Reflection — the model is smart; what’s missing is context management
The thing this drove home hardest is the obvious fact that recent ChatGPT / Claude / Gemini are incredibly smart on their own, yet turn incredibly dumb the moment you don’t manage their context properly.
Most of what “didn’t work” in this experiment isn’t a problem of the model’s intelligence. No conversation history, can’t chain tools, can’t pass arguments to a script — all of these are context-management failures: the integration side isn’t correctly handing the model the context and tools it needs. The same Gemini behaves smartly if you actually feed it the history and the functions. The HA built-in Agent sets that table thinly, so a smart model gives the curt “I don’t have that capability.”
I learned, hands-on with a home voice assistant, that the essence of embedding an LLM in a product is less about model choice and more about designing the supply of context.
Ideas for improvement
- Home Mind — a Conversation Agent with persistent semantic memory (HACS). But shodh-memory is x86-only, not RPi-compatible.
- Extended OpenAI Conversation v2 — an improved multi-turn version.

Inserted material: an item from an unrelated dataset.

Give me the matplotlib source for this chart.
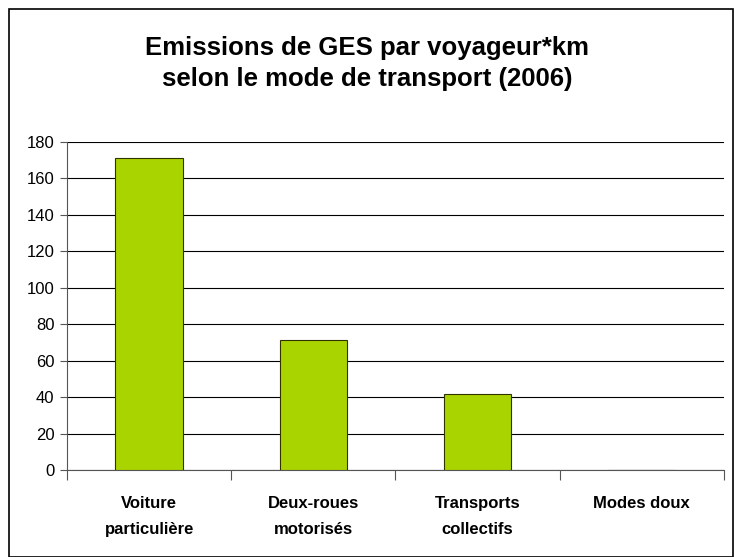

Via the OpenAI-compatible API, it may be able to use Gemini too.
- Embed fixed info in the prompt — write family info etc. into the prompt. Simple, but it can only ever reference the same fixed info.
Wrap-up
- “Simple questions” and “simple operations” work with Gemini + HA Assist.
- Conversation history / tool chaining / scripts-with-arguments don’t work right now.
- The real nature of “doesn’t work” isn’t the model’s intelligence but a thin supply of context. That’s the crux of embedding an LLM.
- For serious use as a smart assistant, you need an alternative like Extended OpenAI Conversation v2 rather than the HA built-in Agent.